A young woman was backpacking in Ireland, and one day when she was staying in a small village, decided to go for a walk in the hills.  She set out, walked all morning, until she came to a small, beautiful fern-covered valley.  There she sat down to eat her lunch.

Suddenly a voice from underneath her called out "Begorah, ye've caught me!  Only get up off me and I'll let you have yer wish!"

She leapt to her feet in alarm, to find she had sat directly on a napping leprechaun.

"All right, I'd like a million bucks."

"Eh, lass?  Ye'll have to speak up, I'm a bit hard of hearing."

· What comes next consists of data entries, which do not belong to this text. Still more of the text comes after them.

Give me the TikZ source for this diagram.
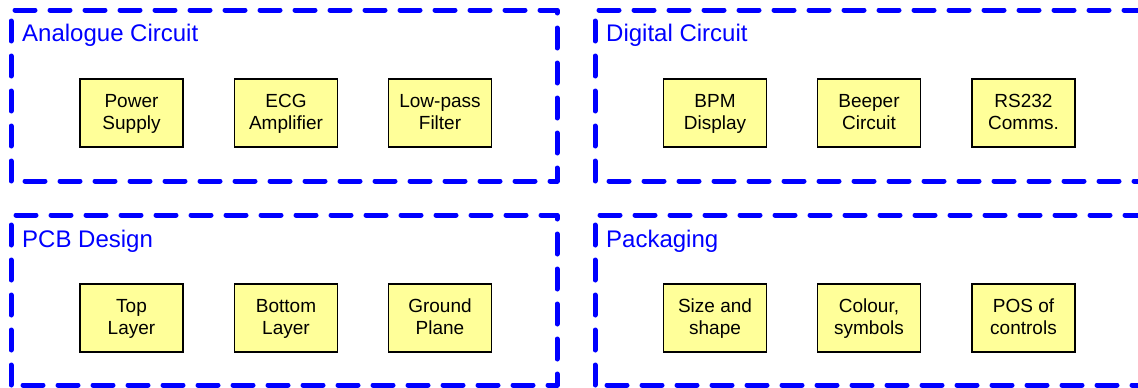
\documentclass[tikz,border=0pt]{standalone}
\usepackage{fontspec}
\setmainfont{Liberation Sans}
\definecolor{groupblue}{HTML}{0000FF}
\definecolor{blockfill}{HTML}{FFFF99}
% equal height and depth for every text line inside a block
\newcommand{\blkline}{\rule[-5pt]{0pt}{21pt}}
\begin{document}
\begin{tikzpicture}[x=1pt,y=-1pt,
  groupframe/.style={draw=groupblue,line width=5pt,line cap=round,line join=round,
    dash pattern=on 20pt off 15pt},
  grouptitle/.style={anchor=base west,inner sep=0pt,text=groupblue,
    font=\fontsize{24}{28}\selectfont},
  block/.style={draw=black,line width=1.5pt,fill=blockfill,minimum width=103pt,
    minimum height=68pt,inner sep=0pt,align=center,
    font=\fontsize{19}{22}\selectfont}]
\useasboundingbox (0,0) rectangle (1138,388);

% group frames
\draw[groupframe] (11,181) -- (11,10) -- (557,10) -- (557,181) -- cycle;
\draw[groupframe] (595,181) -- (595,10) -- (1141,10) -- (1141,181) -- cycle;
\draw[groupframe] (11,385) -- (11,215) -- (557,215) -- (557,385) -- cycle;
\draw[groupframe] (595,385) -- (595,215) -- (1141,215) -- (1141,385) -- cycle;

% group titles
\node[grouptitle] (tana) at (22,41) {Analogue Circuit};
\node[grouptitle] (tdig) at (606,41) {Digital Circuit};
\node[grouptitle] (tpcb) at (22,247) {PCB Design};
\node[grouptitle] (tpkg) at (606,247) {Packaging};

% analogue blocks
\node[block] (power) at (131.5,113) {Power\blkline\\Supply\blkline};
\node[block] (ecg)   at (286,113)   {ECG\blkline\\Amplifier\blkline};
\node[block] (lpf)   at (440,113)   {Low-pass\blkline\\Filter\blkline};

% digital blocks
\node[block] (bpm)   at (715,113)    {BPM\blkline\\Display\blkline};
\node[block] (beep)  at (869,113)    {Beeper\blkline\\Circuit\blkline};
\node[block] (rs232) at (1023.5,113) {RS232\blkline\\Comms.\blkline};

% PCB blocks
\node[block] (top)    at (131.5,318) {Top\blkline\\Layer\blkline};
\node[block] (bottom) at (286,318)   {Bottom\blkline\\Layer\blkline};
\node[block] (ground) at (440,318)   {Ground\blkline\\Plane\blkline};

% packaging blocks
\node[block] (size)   at (715,318)    {Size and\blkline\\shape\blkline};
\node[block] (colour) at (869,318)    {Colour,\blkline\\symbols\blkline};
\node[block] (pos)    at (1023.5,318) {POS of\blkline\\controls\blkline};
\end{tikzpicture}
\end{document}
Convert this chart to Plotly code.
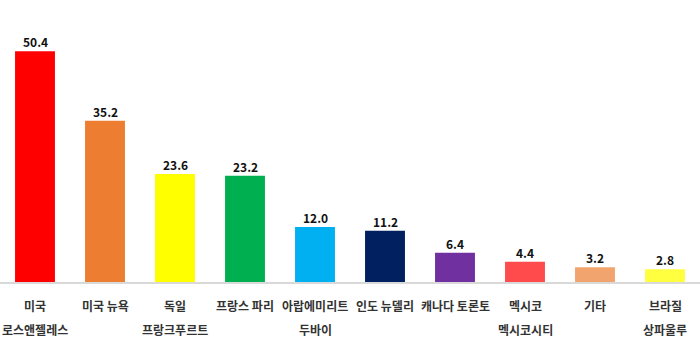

"GIVE ME A MILLION BUCKS."

"Done and done."

In a flash, the leprechaun was gone, and she was surrounded by ducks as far as she could see.  The ducks were startled to find themselves suddenly brought from their various ponds, and flew up in all directions.  Before long, she was sitting alone, covered in feathers and duck poop.  Some enterprising ducks had even eaten up her sandwiches.

After cleaning up as well as she could, and a considerably less pleasant walk back, she arrived, famished, at the village pub.  She went in, sat down, and ordered a big bowl of hot soup and a beer.

As she was waiting for her food, a tiny little man, no more than a foot and a half tall, came into the room from a cupboard under the stairs, clambered onto the piano bench, and began to play beautifully.

"I must be going mad" she said to the barman, "Earlier today, I thought I saw a leprechaun, then a million ducks ruined my jacket and stole my lunch, and now there's a man less than two feet tall playing the piano."

"Ah," said the barman, "you've met Deaf Kirk.  He's powerful in magic, but as deaf as a stone.  If you ever get a wish from him again, make sure to write it down."

"You've met him too?  Thank heaven, I though I was losing my mind."

"Oh yes.  You think I would have asked for an eighteen inch pianist?"